Aim:
Locate the lines where "draw" occurs and copy them as they stand.

■ ■ ■

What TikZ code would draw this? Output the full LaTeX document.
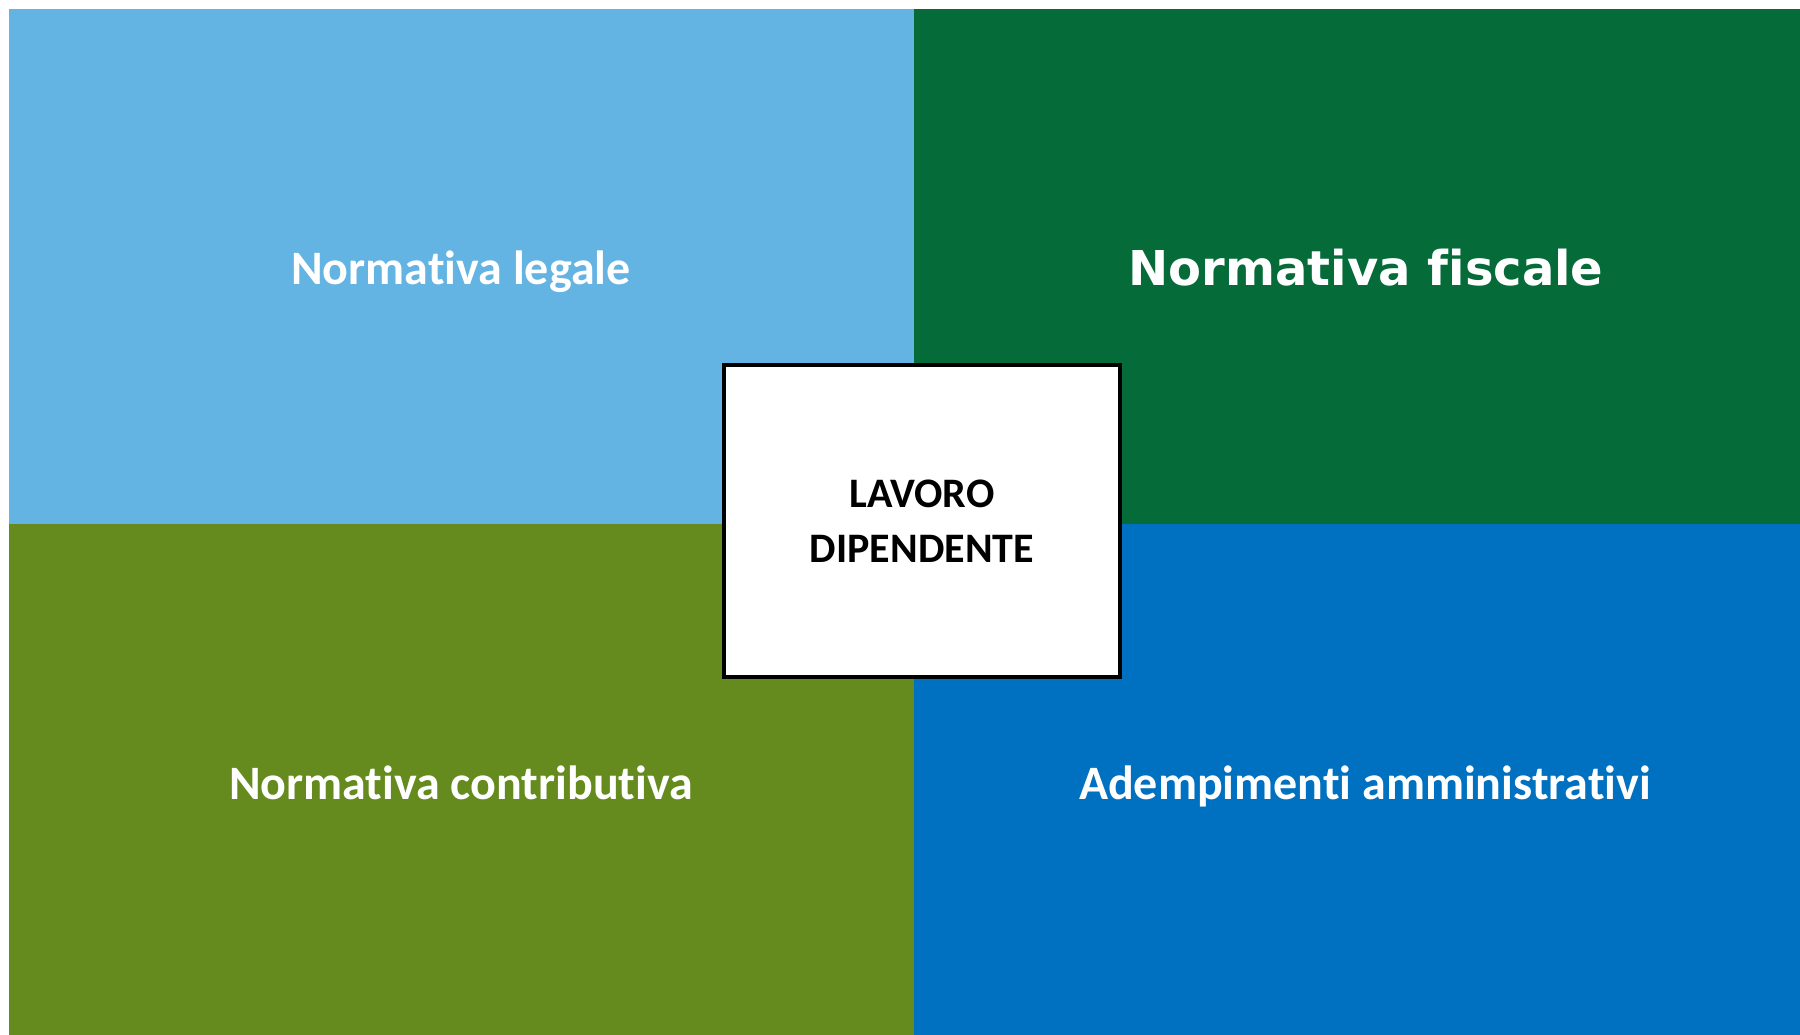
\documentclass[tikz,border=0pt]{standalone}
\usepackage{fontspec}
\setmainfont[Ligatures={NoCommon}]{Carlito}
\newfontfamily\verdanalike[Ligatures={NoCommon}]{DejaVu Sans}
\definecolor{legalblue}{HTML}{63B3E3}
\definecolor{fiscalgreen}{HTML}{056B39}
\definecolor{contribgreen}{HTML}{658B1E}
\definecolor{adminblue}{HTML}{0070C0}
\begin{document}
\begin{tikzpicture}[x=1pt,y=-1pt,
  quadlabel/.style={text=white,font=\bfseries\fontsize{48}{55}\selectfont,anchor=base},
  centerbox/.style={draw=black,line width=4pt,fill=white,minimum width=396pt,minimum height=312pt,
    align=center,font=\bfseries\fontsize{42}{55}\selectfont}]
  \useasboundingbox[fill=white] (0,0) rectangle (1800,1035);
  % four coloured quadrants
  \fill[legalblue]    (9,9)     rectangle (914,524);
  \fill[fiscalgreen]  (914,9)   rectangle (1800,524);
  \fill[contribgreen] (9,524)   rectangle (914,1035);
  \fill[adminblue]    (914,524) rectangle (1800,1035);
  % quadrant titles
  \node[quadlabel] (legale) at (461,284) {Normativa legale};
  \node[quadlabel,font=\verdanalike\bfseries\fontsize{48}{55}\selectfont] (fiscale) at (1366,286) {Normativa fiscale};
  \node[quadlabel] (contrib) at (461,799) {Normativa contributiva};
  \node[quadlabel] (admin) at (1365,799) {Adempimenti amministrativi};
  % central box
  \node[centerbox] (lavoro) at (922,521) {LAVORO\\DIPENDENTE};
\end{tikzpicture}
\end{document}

■ ■ ■

In response:
What TikZ code would draw this? Output the full LaTeX document.
  centerbox/.style={draw=black,line width=4pt,fill=white,minimum width=396pt,minimum height=312pt,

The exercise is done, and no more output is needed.